[INFORMATION SHOWN start]

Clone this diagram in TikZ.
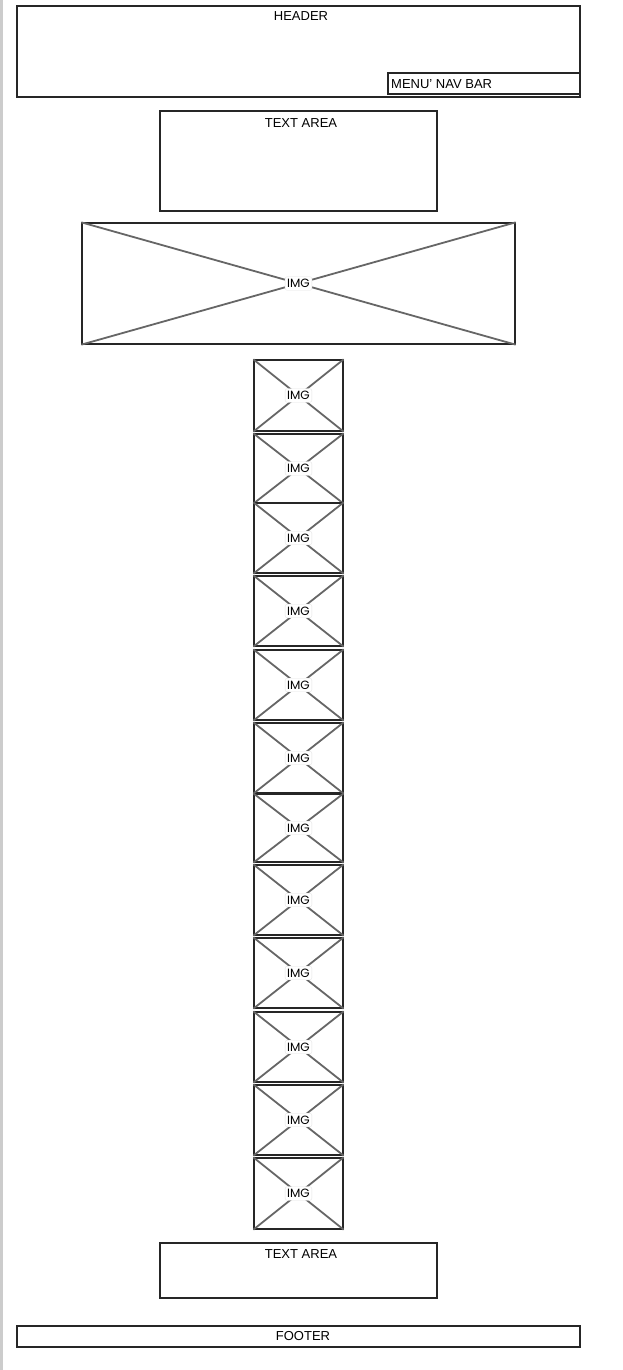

[INFORMATION SHOWN end]
[INFORMATION SHOWN start]

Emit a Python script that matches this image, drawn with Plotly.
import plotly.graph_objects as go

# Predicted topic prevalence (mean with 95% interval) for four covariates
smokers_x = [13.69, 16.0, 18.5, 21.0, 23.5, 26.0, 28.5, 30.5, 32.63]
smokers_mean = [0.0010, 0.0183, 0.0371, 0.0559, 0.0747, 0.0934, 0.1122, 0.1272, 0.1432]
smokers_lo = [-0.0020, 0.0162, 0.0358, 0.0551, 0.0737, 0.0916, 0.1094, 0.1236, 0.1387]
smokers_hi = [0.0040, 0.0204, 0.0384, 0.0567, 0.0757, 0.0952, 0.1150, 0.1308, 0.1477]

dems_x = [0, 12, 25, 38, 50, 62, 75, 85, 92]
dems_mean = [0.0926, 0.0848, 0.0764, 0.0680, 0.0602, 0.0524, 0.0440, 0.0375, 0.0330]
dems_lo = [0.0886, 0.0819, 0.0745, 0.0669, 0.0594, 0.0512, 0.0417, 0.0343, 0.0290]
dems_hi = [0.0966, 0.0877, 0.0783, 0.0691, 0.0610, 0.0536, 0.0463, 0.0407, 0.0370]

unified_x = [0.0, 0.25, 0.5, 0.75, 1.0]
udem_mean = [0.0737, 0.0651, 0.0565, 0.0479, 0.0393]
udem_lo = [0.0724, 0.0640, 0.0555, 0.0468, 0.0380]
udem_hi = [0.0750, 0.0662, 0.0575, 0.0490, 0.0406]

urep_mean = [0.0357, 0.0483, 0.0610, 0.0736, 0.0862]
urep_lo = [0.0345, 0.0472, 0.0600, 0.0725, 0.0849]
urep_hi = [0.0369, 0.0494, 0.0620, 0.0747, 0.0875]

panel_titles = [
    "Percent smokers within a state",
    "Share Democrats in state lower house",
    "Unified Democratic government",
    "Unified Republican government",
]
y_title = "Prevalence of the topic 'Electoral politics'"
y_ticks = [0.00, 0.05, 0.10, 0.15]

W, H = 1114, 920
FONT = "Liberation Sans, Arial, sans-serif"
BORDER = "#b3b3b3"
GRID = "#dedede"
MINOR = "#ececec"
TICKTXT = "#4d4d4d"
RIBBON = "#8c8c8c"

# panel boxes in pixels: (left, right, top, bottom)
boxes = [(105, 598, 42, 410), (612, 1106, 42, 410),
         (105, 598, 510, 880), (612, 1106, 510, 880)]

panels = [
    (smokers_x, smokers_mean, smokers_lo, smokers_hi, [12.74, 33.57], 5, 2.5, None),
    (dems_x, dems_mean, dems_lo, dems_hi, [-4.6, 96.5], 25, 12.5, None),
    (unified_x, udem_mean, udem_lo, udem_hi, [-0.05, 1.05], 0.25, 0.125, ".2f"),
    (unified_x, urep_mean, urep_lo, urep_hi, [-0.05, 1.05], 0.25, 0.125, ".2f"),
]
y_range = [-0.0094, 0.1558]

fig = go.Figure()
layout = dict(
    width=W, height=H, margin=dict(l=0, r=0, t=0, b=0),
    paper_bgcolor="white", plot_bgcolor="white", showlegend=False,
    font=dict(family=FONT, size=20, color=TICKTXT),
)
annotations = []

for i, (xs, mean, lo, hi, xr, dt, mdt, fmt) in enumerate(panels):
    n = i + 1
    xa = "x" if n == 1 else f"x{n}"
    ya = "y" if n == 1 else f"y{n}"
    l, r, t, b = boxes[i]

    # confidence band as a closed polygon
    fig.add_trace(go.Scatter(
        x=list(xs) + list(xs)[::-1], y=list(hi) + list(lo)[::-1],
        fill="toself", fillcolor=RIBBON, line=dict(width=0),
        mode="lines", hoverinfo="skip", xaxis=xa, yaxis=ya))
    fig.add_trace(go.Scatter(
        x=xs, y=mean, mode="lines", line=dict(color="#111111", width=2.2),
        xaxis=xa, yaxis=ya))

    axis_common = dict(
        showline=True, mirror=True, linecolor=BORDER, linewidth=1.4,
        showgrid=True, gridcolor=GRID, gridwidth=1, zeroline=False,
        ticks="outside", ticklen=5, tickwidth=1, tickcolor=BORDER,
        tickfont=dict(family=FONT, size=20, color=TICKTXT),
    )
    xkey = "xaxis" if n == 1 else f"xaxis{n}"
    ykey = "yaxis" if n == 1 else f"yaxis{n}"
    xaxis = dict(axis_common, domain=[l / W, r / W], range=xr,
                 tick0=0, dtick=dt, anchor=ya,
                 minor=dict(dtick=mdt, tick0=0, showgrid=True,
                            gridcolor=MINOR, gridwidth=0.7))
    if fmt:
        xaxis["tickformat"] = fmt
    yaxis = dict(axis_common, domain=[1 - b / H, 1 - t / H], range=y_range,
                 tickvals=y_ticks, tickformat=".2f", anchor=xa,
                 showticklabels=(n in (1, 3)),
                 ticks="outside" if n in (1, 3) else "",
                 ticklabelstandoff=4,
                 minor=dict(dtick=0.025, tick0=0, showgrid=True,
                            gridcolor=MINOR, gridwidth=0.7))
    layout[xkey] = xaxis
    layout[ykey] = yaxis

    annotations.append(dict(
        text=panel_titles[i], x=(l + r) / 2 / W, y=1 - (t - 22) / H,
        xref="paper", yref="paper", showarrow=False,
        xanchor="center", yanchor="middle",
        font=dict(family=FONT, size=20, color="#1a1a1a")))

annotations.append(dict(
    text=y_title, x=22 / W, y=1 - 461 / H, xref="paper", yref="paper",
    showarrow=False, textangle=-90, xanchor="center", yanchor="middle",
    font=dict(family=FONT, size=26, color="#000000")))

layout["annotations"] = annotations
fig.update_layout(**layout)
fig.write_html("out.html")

[INFORMATION SHOWN end]

# [WRITTEN INSTRUCTION]
Start with the line that contains "Emit a Python" and end with the line that contains "(105, 598, 510, 880), (612, 1106, 510, 880)]"; give those lines again exactly, and no others.

# [SOLVED PROBLEM]
Emit a Python script that matches this image, drawn with Plotly.
import plotly.graph_objects as go

# Predicted topic prevalence (mean with 95% interval) for four covariates
smokers_x = [13.69, 16.0, 18.5, 21.0, 23.5, 26.0, 28.5, 30.5, 32.63]
smokers_mean = [0.0010, 0.0183, 0.0371, 0.0559, 0.0747, 0.0934, 0.1122, 0.1272, 0.1432]
smokers_lo = [-0.0020, 0.0162, 0.0358, 0.0551, 0.0737, 0.0916, 0.1094, 0.1236, 0.1387]
smokers_hi = [0.0040, 0.0204, 0.0384, 0.0567, 0.0757, 0.0952, 0.1150, 0.1308, 0.1477]

dems_x = [0, 12, 25, 38, 50, 62, 75, 85, 92]
dems_mean = [0.0926, 0.0848, 0.0764, 0.0680, 0.0602, 0.0524, 0.0440, 0.0375, 0.0330]
dems_lo = [0.0886, 0.0819, 0.0745, 0.0669, 0.0594, 0.0512, 0.0417, 0.0343, 0.0290]
dems_hi = [0.0966, 0.0877, 0.0783, 0.0691, 0.0610, 0.0536, 0.0463, 0.0407, 0.0370]

unified_x = [0.0, 0.25, 0.5, 0.75, 1.0]
udem_mean = [0.0737, 0.0651, 0.0565, 0.0479, 0.0393]
udem_lo = [0.0724, 0.0640, 0.0555, 0.0468, 0.0380]
udem_hi = [0.0750, 0.0662, 0.0575, 0.0490, 0.0406]

urep_mean = [0.0357, 0.0483, 0.0610, 0.0736, 0.0862]
urep_lo = [0.0345, 0.0472, 0.0600, 0.0725, 0.0849]
urep_hi = [0.0369, 0.0494, 0.0620, 0.0747, 0.0875]

panel_titles = [
    "Percent smokers within a state",
    "Share Democrats in state lower house",
    "Unified Democratic government",
    "Unified Republican government",
]
y_title = "Prevalence of the topic 'Electoral politics'"
y_ticks = [0.00, 0.05, 0.10, 0.15]

W, H = 1114, 920
FONT = "Liberation Sans, Arial, sans-serif"
BORDER = "#b3b3b3"
GRID = "#dedede"
MINOR = "#ececec"
TICKTXT = "#4d4d4d"
RIBBON = "#8c8c8c"

# panel boxes in pixels: (left, right, top, bottom)
boxes = [(105, 598, 42, 410), (612, 1106, 42, 410),
         (105, 598, 510, 880), (612, 1106, 510, 880)]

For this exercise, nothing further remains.